You know what to do with it

As a spiritual leader, you know what to do with your sexual sin, but have you done it?

Have you repented of your immorality, your lust, your objectification of others? Seriously!

We give the advice to everyone else, but have we done it ourselves? When you live in sexual shame and guilt, you cripple your spiritual influence for Christ.

Do what you tell others to do: repent and receive God’s amazing grace for you.

Let me remind you of what you know already. The Father loves you unconditionally, unfailingly. Jesus Christ died for you not because you are a good person or a spiritual leader, but he died for you when you were a sinner and because you were a sinner, including being a sexual sinner (Romans 5:8).

Remember your Father’s unconditional love

While I’ve known God loves me since I was a little boy and sang the song, “Jesus loves me, this I know, for the Bible tells me so,” it was in 2017 that the Father vividly impressed on me the reality of his unconditional love.

After twenty years of serving our church, the elders gave me a sabbatical. It was filled with wonderful times, but the most amazing experience was a spiritual encounter with God in my heart in which I experienced him as my Father and I was a five-year-old boy.

He held me and assured me that he loved me. In my mind, I protested that I sinned, and I knew he did not like that.

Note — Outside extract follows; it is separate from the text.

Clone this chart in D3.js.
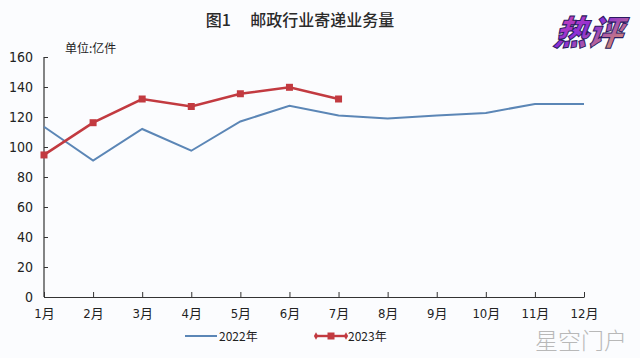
<!DOCTYPE html>
<html><head><meta charset="utf-8">
<script src="https://cdn.jsdelivr.net/npm/d3@7"></script>
<style>html,body{margin:0;padding:0;background:#fbfcfe;}svg{display:block;}</style>
</head><body>
<script>
const months = ["1月","2月","3月","4月","5月","6月","7月","8月","9月","10月","11月","12月"];
const values2022 = [113.5, 91, 112, 97.5, 117, 127.5, 121, 119, 121, 122.7, 128.7, 128.7];
const values2023 = [94.7, 116.2, 132, 127, 135.5, 139.8, 132];
const yTicks = [0, 20, 40, 60, 80, 100, 120, 140, 160];
const title = "图1\u3000 邮政行业寄递业务量";
const unitLabel = "单位:亿件";
const seriesNames = ["2022年", "2023年"];

const W = 640, H = 358;
const svg = d3.select("body").append("svg").attr("width", W).attr("height", H);
svg.append("rect").attr("width", W).attr("height", H).attr("fill", "#fbfcfe");
const font = "'Noto Sans CJK SC', 'Liberation Serif', serif";
const numFont = "'Liberation Sans Narrow', 'DejaVu Sans Condensed', 'Liberation Sans', sans-serif";

const x = d3.scalePoint().domain(months).range([44, 584]);
const y = d3.scaleLinear().domain([0, 160]).range([297, 57]);

// title
svg.append("text").attr("x", 300).attr("y", 26).attr("text-anchor", "middle")
  .attr("font-family", "'Noto Sans CJK SC'").attr("font-size", 16).attr("font-weight", 500)
  .attr("fill", "#2a2a2a").text(title);
svg.append("text").attr("x", 65).attr("y", 53)
  .attr("font-family", "'Noto Sans CJK SC'").attr("font-size", 12).attr("fill", "#222").text(unitLabel);

// axes
const yAxis = d3.axisLeft(y).tickValues(yTicks).tickSize(-4).tickSizeOuter(0).tickPadding(11);
const gy = svg.append("g").attr("transform", "translate(44,0)").call(yAxis);
gy.select(".domain").attr("d", "M0,57V297").attr("stroke", "#333").attr("stroke-width", 1.2);
gy.selectAll("text").attr("font-family", numFont).attr("font-size", 14).attr("fill", "#222");
gy.selectAll(".tick line").attr("stroke", "#333");

const xAxis = d3.axisBottom(x).tickSize(-5).tickSizeOuter(0).tickPadding(12);
const gx = svg.append("g").attr("transform", "translate(0,297)").call(xAxis);
gx.select(".domain").attr("stroke", "#333").attr("stroke-width", 1.2);
gx.selectAll(".tick line").attr("stroke", "#333");
gx.selectAll("text").attr("font-family", numFont + ", 'Noto Sans CJK SC'").attr("font-size", 13).attr("fill", "#222");

// lines
const line = d3.line().x((d, i) => x(months[i])).y(d => y(d));
svg.append("path").datum(values2022).attr("d", line).attr("fill", "none")
  .attr("stroke", "#5b86b6").attr("stroke-width", 2);
svg.append("path").datum(values2023).attr("d", line).attr("fill", "none")
  .attr("stroke", "#c23a40").attr("stroke-width", 2.6);
svg.selectAll("rect.m").data(values2023).enter().append("rect").attr("class", "m")
  .attr("x", (d, i) => x(months[i]) - 3.5).attr("y", d => y(d) - 3.5)
  .attr("width", 7).attr("height", 7).attr("fill", "#c23a40");

// legend
const lg = svg.append("g");
lg.append("line").attr("x1", 185).attr("x2", 217).attr("y1", 336).attr("y2", 336)
  .attr("stroke", "#5b86b6").attr("stroke-width", 2);
lg.append("text").attr("x", 219).attr("y", 340.5).attr("font-family", font).attr("font-size", 12)
  .attr("fill", "#222").text(seriesNames[0]);
lg.append("line").attr("x1", 315).attr("x2", 347).attr("y1", 336).attr("y2", 336)
  .attr("stroke", "#c23a40").attr("stroke-width", 2.4);
[316, 346].forEach(cx => lg.append("path").attr("d", d3.symbol(d3.symbolDiamond, 16)())
  .attr("transform", `translate(${cx},336)`).attr("fill", "#c23a40"));
lg.append("rect").attr("x", 327.5).attr("y", 332.5).attr("width", 7).attr("height", 7).attr("fill", "#c23a40");
lg.append("text").attr("x", 348).attr("y", 340.5).attr("font-family", font).attr("font-size", 12)
  .attr("fill", "#222").text(seriesNames[1]);

// watermarks
svg.append("text").attr("x", 535).attr("y", 349).attr("font-family", "'Noto Sans CJK SC'")
  .attr("font-size", 23).attr("font-weight", 300).attr("fill", "#b8b8b8").text("星空门户");
const defs = svg.append("defs");
const gr = defs.append("linearGradient").attr("id", "lg").attr("x1", 0).attr("x2", 1).attr("y1", 0).attr("y2", 1);
gr.append("stop").attr("offset", "0%").attr("stop-color", "#f04aa0");
gr.append("stop").attr("offset", "45%").attr("stop-color", "#8a2ed8");
gr.append("stop").attr("offset", "100%").attr("stop-color", "#f5b540");
svg.append("text").attr("x", 553).attr("y", 45).attr("font-family", "'Noto Sans CJK SC'")
  .attr("font-size", 34).attr("font-weight", 900).attr("font-style", "italic")
  .attr("transform", "skewX(-8) translate(6,0)")
  .attr("fill", "url(#lg)").attr("stroke", "#2a1a60").attr("stroke-width", 1).text("热评");
</script>
</body></html>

He laughed and hugged me tighter, assuring me not just that I was already forgiven in Christ but that my sin did not diminish his love in the slightest bit, and to think otherwise was simply laughable.

I reveled in the Father’s unconditional love for me.

I want you to experience again his love for you, the precious love that you already know is real.

Let’s set an example for others in these sexually confusing times.